Larché may err more towards the former, but often the saxist’s tone is an uneasy amalgam of Jan Garbarek’s and Evan Parker’s. Those quasi-Nordic timbres are put to particular use on the 11-minute “À la recherche de l’étoile” (search for a star). Ghostly and atmospheric, the reedist’s overloud split tones meld into an elongated smear as Couturier provides dispassionate chording behind him.

Pushing forward with irregularly vibrated lines, Larché soon develops a definitive burr in his solo, presaging wiggling accordion bellows and slick counterpoint from the pianist. Creating an almost flute-like tone midway through, Larché’s pastoral output circles above the color field created from Matinier’s hardening notes. Finally as a coda, the initial theme reappears and is taken out with elongated, soprano trills, short piano keys clipping and wavering squeezebox runs.

Some other tracks seem excessively academic, as if the conservatory training of the three is coming to the surface, and they couldn’t imagine departing from the melody or proper designation of the compositions.

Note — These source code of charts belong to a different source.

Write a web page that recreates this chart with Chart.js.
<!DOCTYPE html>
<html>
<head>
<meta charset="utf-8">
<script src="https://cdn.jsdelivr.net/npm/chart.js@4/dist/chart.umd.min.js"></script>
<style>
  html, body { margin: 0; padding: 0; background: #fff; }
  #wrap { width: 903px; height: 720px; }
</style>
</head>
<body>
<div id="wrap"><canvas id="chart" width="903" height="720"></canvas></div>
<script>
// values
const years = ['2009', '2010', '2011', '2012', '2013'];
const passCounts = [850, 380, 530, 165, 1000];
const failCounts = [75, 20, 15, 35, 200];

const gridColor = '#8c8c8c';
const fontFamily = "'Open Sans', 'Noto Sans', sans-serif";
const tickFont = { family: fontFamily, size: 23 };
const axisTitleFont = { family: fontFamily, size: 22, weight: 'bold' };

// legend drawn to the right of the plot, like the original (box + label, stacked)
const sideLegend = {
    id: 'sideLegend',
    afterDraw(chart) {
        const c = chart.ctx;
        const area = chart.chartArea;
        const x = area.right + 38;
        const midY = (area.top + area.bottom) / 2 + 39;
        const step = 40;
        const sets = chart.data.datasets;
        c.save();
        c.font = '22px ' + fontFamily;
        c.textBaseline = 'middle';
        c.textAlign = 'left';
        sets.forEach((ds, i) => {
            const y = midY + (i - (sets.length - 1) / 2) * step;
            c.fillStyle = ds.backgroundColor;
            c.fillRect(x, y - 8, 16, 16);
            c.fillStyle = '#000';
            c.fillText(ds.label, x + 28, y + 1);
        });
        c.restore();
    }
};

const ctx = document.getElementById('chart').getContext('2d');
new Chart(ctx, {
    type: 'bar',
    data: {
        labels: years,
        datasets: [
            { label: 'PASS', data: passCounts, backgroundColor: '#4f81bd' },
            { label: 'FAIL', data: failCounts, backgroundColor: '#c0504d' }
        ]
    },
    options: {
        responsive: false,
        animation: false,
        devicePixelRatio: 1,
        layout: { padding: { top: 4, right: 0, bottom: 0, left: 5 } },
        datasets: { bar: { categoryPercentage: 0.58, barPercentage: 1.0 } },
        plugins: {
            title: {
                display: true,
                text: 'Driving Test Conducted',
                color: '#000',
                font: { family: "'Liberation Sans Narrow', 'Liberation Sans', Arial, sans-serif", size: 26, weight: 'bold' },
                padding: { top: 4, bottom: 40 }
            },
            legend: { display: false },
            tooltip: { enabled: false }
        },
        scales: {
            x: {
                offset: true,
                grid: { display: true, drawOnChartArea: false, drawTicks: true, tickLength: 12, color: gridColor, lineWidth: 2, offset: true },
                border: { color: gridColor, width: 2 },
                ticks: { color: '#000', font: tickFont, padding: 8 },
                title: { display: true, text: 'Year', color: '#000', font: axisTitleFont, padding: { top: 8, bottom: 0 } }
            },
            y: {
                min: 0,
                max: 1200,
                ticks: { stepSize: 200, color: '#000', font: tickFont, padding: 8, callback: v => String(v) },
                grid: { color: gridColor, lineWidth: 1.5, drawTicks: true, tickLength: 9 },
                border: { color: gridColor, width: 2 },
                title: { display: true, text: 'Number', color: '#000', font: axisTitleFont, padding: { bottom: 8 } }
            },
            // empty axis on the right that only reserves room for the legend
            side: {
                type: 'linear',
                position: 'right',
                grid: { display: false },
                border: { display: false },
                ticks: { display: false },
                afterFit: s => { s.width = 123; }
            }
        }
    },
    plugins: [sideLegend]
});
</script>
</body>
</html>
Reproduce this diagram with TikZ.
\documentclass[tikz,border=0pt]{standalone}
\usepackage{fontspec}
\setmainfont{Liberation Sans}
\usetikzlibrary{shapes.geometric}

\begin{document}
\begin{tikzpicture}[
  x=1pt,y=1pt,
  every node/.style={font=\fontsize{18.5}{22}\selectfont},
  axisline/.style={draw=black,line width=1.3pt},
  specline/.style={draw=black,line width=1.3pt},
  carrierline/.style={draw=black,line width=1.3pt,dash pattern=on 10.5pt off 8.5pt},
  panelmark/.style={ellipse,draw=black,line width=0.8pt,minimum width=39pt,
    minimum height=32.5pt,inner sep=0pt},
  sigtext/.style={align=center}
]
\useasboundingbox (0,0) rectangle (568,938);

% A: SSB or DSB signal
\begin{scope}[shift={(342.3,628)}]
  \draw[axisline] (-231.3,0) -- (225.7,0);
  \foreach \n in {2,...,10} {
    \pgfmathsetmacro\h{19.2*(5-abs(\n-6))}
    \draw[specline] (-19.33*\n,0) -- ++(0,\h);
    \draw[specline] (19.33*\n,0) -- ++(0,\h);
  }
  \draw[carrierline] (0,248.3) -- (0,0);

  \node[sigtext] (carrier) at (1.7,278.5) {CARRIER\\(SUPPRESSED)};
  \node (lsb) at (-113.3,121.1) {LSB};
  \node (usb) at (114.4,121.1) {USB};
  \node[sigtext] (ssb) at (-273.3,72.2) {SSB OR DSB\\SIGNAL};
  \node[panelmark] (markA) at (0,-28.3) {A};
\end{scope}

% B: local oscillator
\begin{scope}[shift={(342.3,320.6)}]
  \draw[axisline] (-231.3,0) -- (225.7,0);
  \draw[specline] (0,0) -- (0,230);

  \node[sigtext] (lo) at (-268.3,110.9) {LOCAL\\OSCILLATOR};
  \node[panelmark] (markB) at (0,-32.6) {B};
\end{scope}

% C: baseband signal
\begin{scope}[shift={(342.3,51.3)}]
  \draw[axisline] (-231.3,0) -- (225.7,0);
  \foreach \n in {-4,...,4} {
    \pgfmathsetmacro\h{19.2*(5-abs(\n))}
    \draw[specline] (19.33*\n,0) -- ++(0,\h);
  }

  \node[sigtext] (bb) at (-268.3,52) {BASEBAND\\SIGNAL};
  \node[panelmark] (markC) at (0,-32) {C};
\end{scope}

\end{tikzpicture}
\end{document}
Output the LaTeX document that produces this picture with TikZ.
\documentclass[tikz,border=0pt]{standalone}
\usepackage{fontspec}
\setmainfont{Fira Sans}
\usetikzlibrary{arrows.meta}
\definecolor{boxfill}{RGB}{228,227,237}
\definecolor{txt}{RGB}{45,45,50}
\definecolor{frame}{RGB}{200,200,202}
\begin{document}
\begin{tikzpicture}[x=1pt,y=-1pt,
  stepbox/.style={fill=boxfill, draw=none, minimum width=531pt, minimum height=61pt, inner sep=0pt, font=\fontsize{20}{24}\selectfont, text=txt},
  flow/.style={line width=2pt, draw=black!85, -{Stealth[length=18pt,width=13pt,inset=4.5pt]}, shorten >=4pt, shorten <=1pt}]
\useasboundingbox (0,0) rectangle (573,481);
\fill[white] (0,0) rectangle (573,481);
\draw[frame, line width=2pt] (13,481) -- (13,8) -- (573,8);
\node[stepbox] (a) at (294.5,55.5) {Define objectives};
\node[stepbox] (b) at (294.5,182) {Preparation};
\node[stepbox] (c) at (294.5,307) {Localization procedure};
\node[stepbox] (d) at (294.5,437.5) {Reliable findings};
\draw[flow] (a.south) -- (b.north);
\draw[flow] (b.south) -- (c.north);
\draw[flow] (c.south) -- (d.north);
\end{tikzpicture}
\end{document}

Yet formalism can have its rewards as well, as the trio proves on “Arnolds”, a composition based on a piece by Schoenberg. As phrases replicated from one of the Austrian composer’s piano studies are smuggled back and forth across the harmonies, it sounds as if Courtier and Larché are voicing and interpreting the piece as if they were Thelonious Monk and Steve Lacy. The reedist flutter tongues into kazoo-like territory, while the piano man varies his dynamics to provide accompaniment and a complementary melody simultaneously. Eventually the saxman squeals distant vibrations from top of his range as the pianist goes into straight time.

Glimpses into the newest improvised music from France, each of these sessions can be appreciated in a different way, Cuerdas cinq cent trente-cinq for its outright experimentation and Music for a while for its accommodation between romanticism and pure improv.